The proposal was met with an onslaught of opposition from immigrant advocates and lawmakers, drawing sharp rebukes from Amnesty International, the American Immigration Council and AILA, as well as from House Democrats.

Rep. Jerrold Nadler, D-N.Y., who chairs the House Judiciary Committee, and Rep. Zoe Lofgren, D-Calif., who leads the committee's immigration panel, slammed the proposal in a Thursday statement as an attempt "to rewrite our immigration laws in direct contravention of duly enacted statutes and clear congressional intent."

If the rule is finalized — the timing is tight during an election year — attorneys said it would likely face a constitutional challenge alleging that it doesn't square with the due process clause by infringing on an individual's right to access the U.S. asylum system.

And while the administration will consider public feedback before the policy takes effect, attorneys said it could still be vulnerable to a court challenge claiming it violates administrative law.

Benson said the proposed rule fails to explain why its interpretation of federal immigration law should trump federal court precedent.

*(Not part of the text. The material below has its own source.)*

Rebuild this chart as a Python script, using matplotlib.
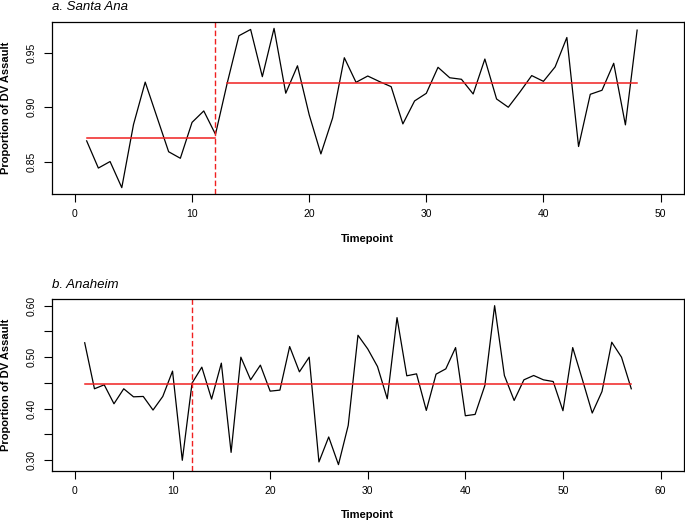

"They can't just do it, as much as they might like to, with the wave of a magic wand called notice-and-comment rulemaking," she said.

Yale-Loehr predicted a court challenge to the policy, if finalized, could go the way of DHS' public charge rule, which was struck down by multiple lower courts, and recently by a federal court of appeals, but was allowed by the U.S. Supreme Court to take effect while lawsuits continued.

If the policy is in place for any amount of time, it will likely lead to migrants with strong claims for protection being turned away, attorneys said. But Yale-Loehr didn't believe it would lead to fewer asylum claims.

"If you're fleeing persecution, you're not stopping to read a 160-page rule," he said. "You're fleeing for your life, and no rule is going to change that fact."